The Roosevelt Rundown is an email series featuring the Roosevelt Institute’s top 5 stories of the week.



1. We Need Fundamental Labor Law Reform

U.S. labor law does not work for most Americans, fueling the decline of unions—which, historically, have helped reduce economic inequality—and leaving workers increasingly powerless. In Rebuilding Worker Voice in Today’s Economy, law professor Kate Andrias and Roosevelt Fellow Brishen Rogers argue that our labor law must be guided by one core principle: guaranteeing all workers a voice in their workplaces, in the broader economy, and in our democracy. We cannot have an inclusive and just society until workers have a say in how economic and political decisions are made. Read the two-page summary here.

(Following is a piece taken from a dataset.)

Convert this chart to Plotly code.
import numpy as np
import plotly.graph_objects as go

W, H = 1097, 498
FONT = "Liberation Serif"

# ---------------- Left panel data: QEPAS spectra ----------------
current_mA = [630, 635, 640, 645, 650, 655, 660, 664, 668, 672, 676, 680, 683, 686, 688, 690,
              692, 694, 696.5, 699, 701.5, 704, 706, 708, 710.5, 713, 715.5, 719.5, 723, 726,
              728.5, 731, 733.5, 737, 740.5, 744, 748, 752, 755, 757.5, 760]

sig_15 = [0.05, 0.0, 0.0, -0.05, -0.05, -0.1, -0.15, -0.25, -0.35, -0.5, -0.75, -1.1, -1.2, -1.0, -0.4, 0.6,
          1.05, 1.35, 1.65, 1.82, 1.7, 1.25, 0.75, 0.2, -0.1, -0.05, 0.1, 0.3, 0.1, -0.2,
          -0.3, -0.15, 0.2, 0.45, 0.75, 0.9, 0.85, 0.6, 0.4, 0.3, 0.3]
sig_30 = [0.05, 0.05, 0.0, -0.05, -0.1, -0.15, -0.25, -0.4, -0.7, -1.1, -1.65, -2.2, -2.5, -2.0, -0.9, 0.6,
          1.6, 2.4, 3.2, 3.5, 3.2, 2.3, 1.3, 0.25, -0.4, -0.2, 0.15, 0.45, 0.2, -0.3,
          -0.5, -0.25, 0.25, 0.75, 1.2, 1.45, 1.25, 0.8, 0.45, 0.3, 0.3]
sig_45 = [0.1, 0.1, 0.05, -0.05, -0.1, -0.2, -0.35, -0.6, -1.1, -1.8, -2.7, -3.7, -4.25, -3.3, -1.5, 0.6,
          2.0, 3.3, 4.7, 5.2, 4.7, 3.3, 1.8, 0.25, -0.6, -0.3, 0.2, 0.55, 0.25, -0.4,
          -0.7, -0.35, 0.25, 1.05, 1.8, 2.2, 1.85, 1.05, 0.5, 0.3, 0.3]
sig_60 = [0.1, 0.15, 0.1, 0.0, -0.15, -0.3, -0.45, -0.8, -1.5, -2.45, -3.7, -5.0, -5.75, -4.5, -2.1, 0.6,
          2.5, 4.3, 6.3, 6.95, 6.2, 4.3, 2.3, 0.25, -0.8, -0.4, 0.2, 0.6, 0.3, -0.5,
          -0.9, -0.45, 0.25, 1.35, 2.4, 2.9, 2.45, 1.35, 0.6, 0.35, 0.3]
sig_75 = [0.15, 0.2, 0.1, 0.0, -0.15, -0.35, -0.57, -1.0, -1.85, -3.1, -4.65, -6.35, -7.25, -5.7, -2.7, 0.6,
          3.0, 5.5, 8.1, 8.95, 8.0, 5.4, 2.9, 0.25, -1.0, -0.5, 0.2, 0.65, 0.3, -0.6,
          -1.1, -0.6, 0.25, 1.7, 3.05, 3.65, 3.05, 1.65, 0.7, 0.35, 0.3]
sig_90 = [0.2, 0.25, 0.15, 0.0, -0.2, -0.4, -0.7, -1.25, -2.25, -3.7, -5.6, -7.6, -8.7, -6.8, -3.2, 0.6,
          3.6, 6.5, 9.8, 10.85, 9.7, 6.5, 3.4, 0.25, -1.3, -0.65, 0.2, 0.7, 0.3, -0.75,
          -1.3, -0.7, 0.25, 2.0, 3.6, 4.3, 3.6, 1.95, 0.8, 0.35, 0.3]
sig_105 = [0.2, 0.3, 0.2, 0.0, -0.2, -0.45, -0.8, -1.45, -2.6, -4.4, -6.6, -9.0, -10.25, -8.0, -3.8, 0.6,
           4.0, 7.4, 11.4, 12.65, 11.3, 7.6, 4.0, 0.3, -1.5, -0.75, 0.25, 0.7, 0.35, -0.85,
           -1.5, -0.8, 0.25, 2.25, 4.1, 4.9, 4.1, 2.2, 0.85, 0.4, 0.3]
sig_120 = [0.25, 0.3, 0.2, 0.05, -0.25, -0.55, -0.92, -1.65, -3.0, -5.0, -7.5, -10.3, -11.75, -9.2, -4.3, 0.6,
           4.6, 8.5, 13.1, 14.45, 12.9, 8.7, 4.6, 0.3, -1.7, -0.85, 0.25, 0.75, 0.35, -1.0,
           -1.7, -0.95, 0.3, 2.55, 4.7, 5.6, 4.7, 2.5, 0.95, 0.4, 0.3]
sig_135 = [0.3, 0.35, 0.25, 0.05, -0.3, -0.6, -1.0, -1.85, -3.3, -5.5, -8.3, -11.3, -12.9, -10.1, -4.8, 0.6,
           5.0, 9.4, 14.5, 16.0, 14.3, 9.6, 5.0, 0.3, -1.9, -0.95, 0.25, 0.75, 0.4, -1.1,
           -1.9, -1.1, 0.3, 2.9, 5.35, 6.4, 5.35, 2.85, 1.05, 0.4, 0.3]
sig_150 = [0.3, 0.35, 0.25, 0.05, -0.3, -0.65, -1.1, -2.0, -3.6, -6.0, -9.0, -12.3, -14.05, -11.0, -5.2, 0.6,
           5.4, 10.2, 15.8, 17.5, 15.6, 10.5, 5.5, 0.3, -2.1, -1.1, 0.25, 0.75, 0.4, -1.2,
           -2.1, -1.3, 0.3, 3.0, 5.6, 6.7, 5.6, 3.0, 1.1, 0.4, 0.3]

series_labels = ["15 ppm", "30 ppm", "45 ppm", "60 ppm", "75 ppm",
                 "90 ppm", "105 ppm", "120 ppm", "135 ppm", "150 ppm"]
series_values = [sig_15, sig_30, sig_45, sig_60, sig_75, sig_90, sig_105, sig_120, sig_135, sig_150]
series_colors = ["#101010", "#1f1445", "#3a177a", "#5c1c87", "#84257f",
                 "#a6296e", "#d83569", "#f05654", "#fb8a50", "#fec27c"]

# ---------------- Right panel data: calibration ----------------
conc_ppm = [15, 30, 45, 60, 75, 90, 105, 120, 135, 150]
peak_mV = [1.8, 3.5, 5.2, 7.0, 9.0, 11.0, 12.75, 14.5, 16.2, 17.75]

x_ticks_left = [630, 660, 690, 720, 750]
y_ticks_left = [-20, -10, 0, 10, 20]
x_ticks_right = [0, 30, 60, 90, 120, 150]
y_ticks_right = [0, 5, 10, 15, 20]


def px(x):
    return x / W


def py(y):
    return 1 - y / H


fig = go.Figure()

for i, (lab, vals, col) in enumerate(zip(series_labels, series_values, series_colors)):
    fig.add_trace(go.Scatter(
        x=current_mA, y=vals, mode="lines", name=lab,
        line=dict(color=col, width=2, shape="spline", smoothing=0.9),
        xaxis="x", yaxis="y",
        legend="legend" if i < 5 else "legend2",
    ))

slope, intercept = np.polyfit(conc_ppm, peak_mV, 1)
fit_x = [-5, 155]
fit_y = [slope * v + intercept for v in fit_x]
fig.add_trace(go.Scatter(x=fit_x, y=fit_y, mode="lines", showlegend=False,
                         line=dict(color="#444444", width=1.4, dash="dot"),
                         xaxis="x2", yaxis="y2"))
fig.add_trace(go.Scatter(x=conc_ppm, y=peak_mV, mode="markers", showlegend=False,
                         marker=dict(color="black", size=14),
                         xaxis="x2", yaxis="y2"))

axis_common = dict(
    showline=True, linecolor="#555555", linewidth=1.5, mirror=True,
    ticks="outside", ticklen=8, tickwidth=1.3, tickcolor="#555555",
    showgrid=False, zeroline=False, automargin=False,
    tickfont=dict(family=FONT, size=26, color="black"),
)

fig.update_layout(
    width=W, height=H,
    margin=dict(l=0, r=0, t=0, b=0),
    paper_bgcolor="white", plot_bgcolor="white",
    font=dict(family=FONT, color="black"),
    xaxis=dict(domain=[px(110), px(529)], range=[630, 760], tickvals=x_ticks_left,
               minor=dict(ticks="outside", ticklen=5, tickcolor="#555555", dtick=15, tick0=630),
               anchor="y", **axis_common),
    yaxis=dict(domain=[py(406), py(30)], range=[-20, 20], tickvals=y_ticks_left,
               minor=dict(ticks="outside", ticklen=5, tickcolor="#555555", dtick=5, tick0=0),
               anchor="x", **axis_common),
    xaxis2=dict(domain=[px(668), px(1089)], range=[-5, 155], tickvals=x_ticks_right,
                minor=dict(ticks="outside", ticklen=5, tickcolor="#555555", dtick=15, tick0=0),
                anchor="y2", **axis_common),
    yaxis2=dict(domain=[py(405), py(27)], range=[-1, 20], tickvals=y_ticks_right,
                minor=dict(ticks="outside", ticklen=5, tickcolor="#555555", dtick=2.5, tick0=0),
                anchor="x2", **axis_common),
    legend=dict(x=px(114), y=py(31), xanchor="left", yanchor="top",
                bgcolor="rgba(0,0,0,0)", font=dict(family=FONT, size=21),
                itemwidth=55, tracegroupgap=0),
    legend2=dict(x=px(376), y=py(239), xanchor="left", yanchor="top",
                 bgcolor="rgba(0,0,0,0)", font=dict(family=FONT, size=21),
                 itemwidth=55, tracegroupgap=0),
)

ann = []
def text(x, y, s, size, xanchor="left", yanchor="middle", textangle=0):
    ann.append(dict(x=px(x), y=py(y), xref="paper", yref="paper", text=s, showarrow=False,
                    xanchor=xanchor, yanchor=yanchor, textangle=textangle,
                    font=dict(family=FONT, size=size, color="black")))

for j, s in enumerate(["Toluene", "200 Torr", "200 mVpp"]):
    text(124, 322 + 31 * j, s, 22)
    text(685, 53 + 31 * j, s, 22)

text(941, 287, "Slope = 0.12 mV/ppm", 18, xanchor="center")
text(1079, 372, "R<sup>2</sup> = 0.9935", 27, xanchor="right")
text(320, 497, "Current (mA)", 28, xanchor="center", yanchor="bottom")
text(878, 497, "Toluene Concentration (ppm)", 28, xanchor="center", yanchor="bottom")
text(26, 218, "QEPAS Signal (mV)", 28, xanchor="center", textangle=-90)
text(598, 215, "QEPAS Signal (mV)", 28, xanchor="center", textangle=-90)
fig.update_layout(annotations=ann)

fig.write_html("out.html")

2. Giving Gig Workers a Voice

In the gig economy, workers who previously served as employees or as truly independent contractors are now neither. As seen across tech firms like Uber and TaskRabbit, gig workers lack the security of traditional employment (such as health care or paid leave benefits) yet also hold control little over their own working terms and conditions. Anchored by Roosevelt Fellow Marshall Steinbaum, a potential panel discussion at the South by Southwest Conference & Festival will give these workers—who are too often overlooked in public debate about the future of work—a chance to speak. Show your support and upvote the panel.

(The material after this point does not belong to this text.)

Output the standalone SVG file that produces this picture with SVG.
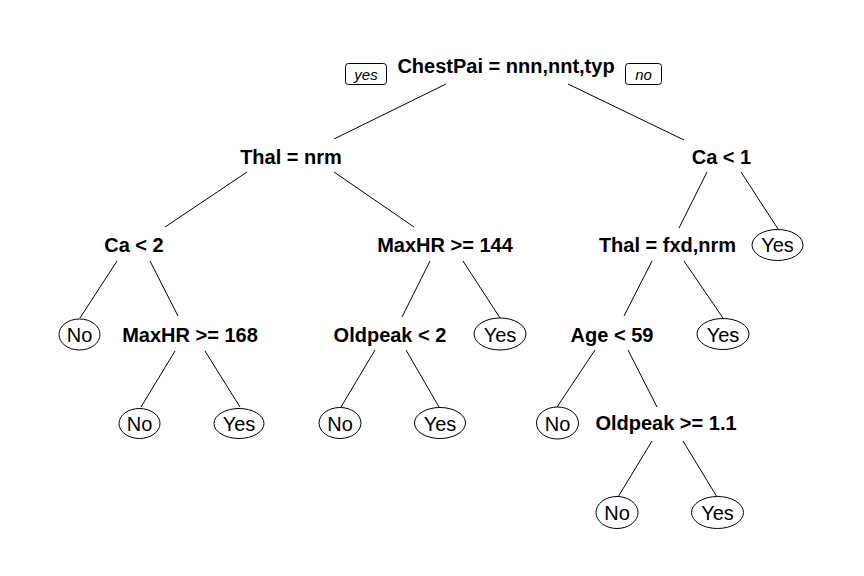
<svg xmlns="http://www.w3.org/2000/svg" width="864" height="576" viewBox="0 0 864 576">
<style>
.split{font-family:"Liberation Sans",Arial,sans-serif;font-size:20px;font-weight:bold;text-anchor:middle;fill:#000}
.leaf{font-family:"Liberation Sans",Arial,sans-serif;font-size:20px;text-anchor:middle;fill:#000}
.lab{font-family:"Liberation Sans",Arial,sans-serif;font-size:15px;font-style:italic;text-anchor:middle;fill:#000}
ellipse,.box{fill:#fff;stroke:#000;stroke-width:1}
#connectors line{stroke:#000;stroke-width:1}
</style>
<rect width="864" height="576" style="fill:#fff;stroke:none"/>
<g id="connectors">
<line x1="446" y1="84" x2="334" y2="139"/>
<line x1="568" y1="84" x2="684" y2="140"/>
<line x1="247" y1="172" x2="165" y2="227"/>
<line x1="334" y1="172" x2="414" y2="227"/>
<line x1="707" y1="172" x2="679" y2="228"/>
<line x1="741" y1="172" x2="778" y2="229"/>
<line x1="117" y1="261" x2="80" y2="318"/>
<line x1="150" y1="261" x2="178" y2="316"/>
<line x1="430" y1="261" x2="402" y2="317"/>
<line x1="463" y1="261" x2="500" y2="318"/>
<line x1="652" y1="261" x2="624" y2="316"/>
<line x1="684" y1="261" x2="723" y2="318"/>
<line x1="175" y1="351" x2="141" y2="407"/>
<line x1="205" y1="351" x2="240" y2="407"/>
<line x1="375" y1="350" x2="341" y2="407"/>
<line x1="406" y1="350" x2="439" y2="407"/>
<line x1="595" y1="350" x2="557" y2="407"/>
<line x1="628" y1="350" x2="657" y2="407"/>
<line x1="652" y1="441" x2="618" y2="497"/>
<line x1="683" y1="441" x2="717" y2="497"/>
</g>
<g id="n1">
<text class="split" x="506" y="73">ChestPai = nnn,nnt,typ</text>
<rect class="box" x="345.5" y="63.5" width="41" height="21" rx="3"/>
<text class="lab" x="366" y="80">yes</text>
<rect class="box" x="625.5" y="63.5" width="36" height="21" rx="3"/>
<text class="lab" x="643.5" y="80">no</text>
</g>
<g id="n2"><text class="split" x="291" y="164">Thal = nrm</text></g>
<g id="n3"><text class="split" x="721.5" y="164">Ca &lt; 1</text></g>
<g id="n4"><text class="split" x="134" y="252">Ca &lt; 2</text></g>
<g id="n5"><text class="split" x="445" y="252">MaxHR &gt;= 144</text></g>
<g id="n6"><text class="split" x="667.5" y="252">Thal = fxd,nrm</text></g>
<g id="n7"><ellipse cx="777.5" cy="245" rx="25.5" ry="15.5"/><text class="leaf" x="777.5" y="252">Yes</text></g>
<g id="n8"><ellipse cx="79.5" cy="334.5" rx="20.5" ry="15.5"/><text class="leaf" x="79.5" y="342">No</text></g>
<g id="n9"><text class="split" x="190" y="342">MaxHR &gt;= 168</text></g>
<g id="n10"><text class="split" x="390" y="342">Oldpeak &lt; 2</text></g>
<g id="n11"><ellipse cx="500" cy="334" rx="26" ry="16"/><text class="leaf" x="500" y="342">Yes</text></g>
<g id="n12"><text class="split" x="612" y="342">Age &lt; 59</text></g>
<g id="n13"><ellipse cx="723" cy="334" rx="26" ry="15.5"/><text class="leaf" x="723" y="342">Yes</text></g>
<g id="n14"><ellipse cx="139.5" cy="423.5" rx="20.5" ry="15"/><text class="leaf" x="139.5" y="431">No</text></g>
<g id="n15"><ellipse cx="239" cy="423.5" rx="25" ry="15"/><text class="leaf" x="239" y="431">Yes</text></g>
<g id="n16"><ellipse cx="340" cy="423" rx="21" ry="15.5"/><text class="leaf" x="340" y="431">No</text></g>
<g id="n17"><ellipse cx="440" cy="423" rx="25.5" ry="15.5"/><text class="leaf" x="440" y="431">Yes</text></g>
<g id="n18"><ellipse cx="557.5" cy="423" rx="21" ry="16"/><text class="leaf" x="557.5" y="431">No</text></g>
<g id="n19"><text class="split" x="666" y="430">Oldpeak &gt;= 1.1</text></g>
<g id="n20"><ellipse cx="617" cy="512.5" rx="21" ry="16"/><text class="leaf" x="617" y="520">No</text></g>
<g id="n21"><ellipse cx="717.5" cy="512.5" rx="26" ry="16"/><text class="leaf" x="717.5" y="520">Yes</text></g>
</svg>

3. Companies Can Afford to Pay Workers More

With nearly 80 percent of workers in the U.S. living paycheck to paycheck, it’s clear that the wealthy are taking more and more of the economic pie. Many American companies, however, claim to be strapped for cash and unable to provide employees with better compensation. On the blog, Roosevelt Editor Kendra Bozarth explains why our recent report on stock buybacks proves that corporations can afford to pay workers more. “Companies today are funneling funds up and out of firms to enrich corporate executives … rather than using their ample corporate resources to invest in workers’ wages,” she writes.

4. Money in Government

This week, Representative Chris Collins (R-NY)—the first sitting congressman to endorse Donald Trump’s presidential campaign—was indicted on charges of insider trading, accused of using nonpublic information to avoid losses in the stock market. For Salon, Roosevelt Fellow Julie Margetta Morgan responds to the blatant corruption: “We’re having a public debate today about the role of money in politics, but we’re not seeing [much] attention paid to the role of money in government,” she says. “So we really need to be looking at the way that money is influencing how individual actors like members of Congress but also government agencies are acting for the benefit of either themselves or for powerful interests.”

5. The Rules of Monopoly

Elevating Roosevelt’s Powerless report and issue briefs, Current Affairs magazine examines today’s skewed economy in “The Rules of Monopoly.” Over the last 40 years, a shrinking number of firms have gained outsized market power—acquired and sustained through unchecked practices and behavior, including corporate consolidation—leading us to the second Gilded Age. As outlined in Powerless, “Market power redistributes wealth and opportunity away from disadvantaged communities.” For too long, the rules of the game have only worked in favor of those with the most. It’s past time we change them.

What We’re Reading

Ten Years After the Crash, We Are Still Living in the World It Brutally Remade,” from New York magazine is a comprehensive, illuminating, and unsettling examination of the 2008 financial crisis and the decade since. From a short video on the lingering consequences of the crash to a list of shocking statistics (consumer credit-card debt at the end of 2017, for instance, was over $1 trillion—about 30 percent higher than in 2008), the piece provides a profound lesson on how economic and political choices shape our future.